Alkene oxidation over the Mo–Bi mixed oxides/Au | yttria-stabilized zirconia | Ag system

Abstract

Oxidation of propene and but-1-ene has been carried out in an MoO₃–Bi₂O₃/Au | yttria-stabilized zirconia (YSZ)| Ag electrochemical reactor at 723 K and compared with the result obtained by means of a mixed-gas flow reaction over the MoO₃–Bi₂O₃ catalyst. The MoO₃–Bi₂O₃ catalyst was prepared from MoO₃, three phases of bismuth molybdate [Bi₂Mo₃O₁₂(α), Bi₂Mo₂O₉(β), Bi₂MoO₆(γ)] and Bi₂O₃ and each catalyst was successfully deposited by vacuum evaporation as a compact thin film on the Au anode.
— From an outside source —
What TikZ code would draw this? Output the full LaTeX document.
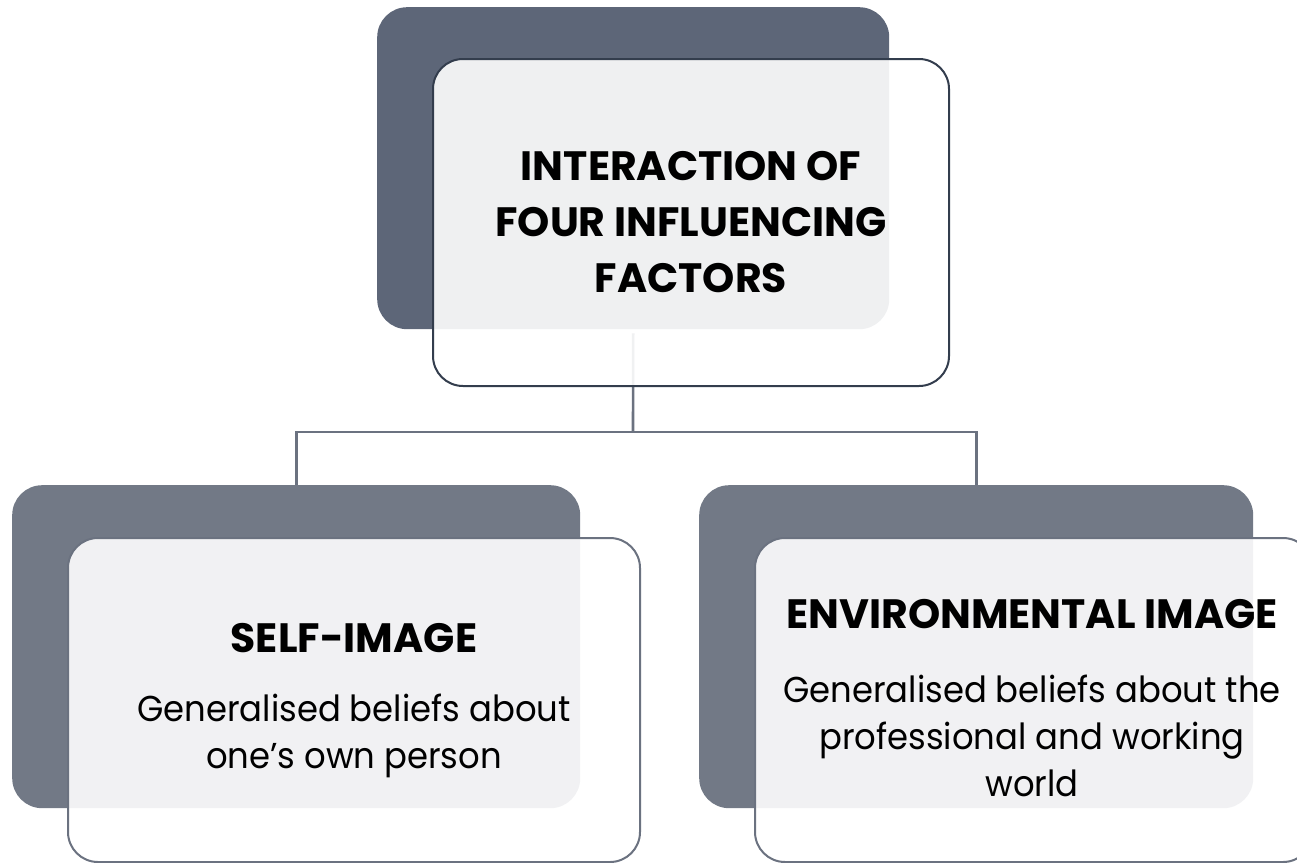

For propene oxidation, MoO₃ showed the highest activity among the catalysts used on the Au anode and its activity was up to 600 times higher than that obtained with the same catalyst using a mixed-gas flow reaction. These results suggest that oxygen species bound to molybdenum metal possess a definite role for both α-H abstraction from propene and oxygen insertion into the allylic intermediate under a sufficient oxygen supply. On the other hand, oxygen can permeate through a Bi₂O₃ film, suggesting that the bismuth species is effective for O₂ incorporation into the catalyst and also for transportation of oxide ions through the catalyst bulk. Each phenomenon, i.e. the insertion of lattice oxide ions into the allylic intermediate and O₂ incorporation into the lattice was separately observed. The electrochemical-reactor system showed some advantages for propene oxidation, e.g. high selectivity to arylaldehyde under high reaction temperatures and higher activity, compared with the mixed-gas flow reaction. In but-1-ene oxidation the main product was buta-1,3-diene by oxidative dehydrogenation and Bi₂Mo₂O₉(β) showed the highest activity. The critical effect of molybdenum species was not observed in this reaction but high activity was still obtained over the molybdenum-rich catalysts.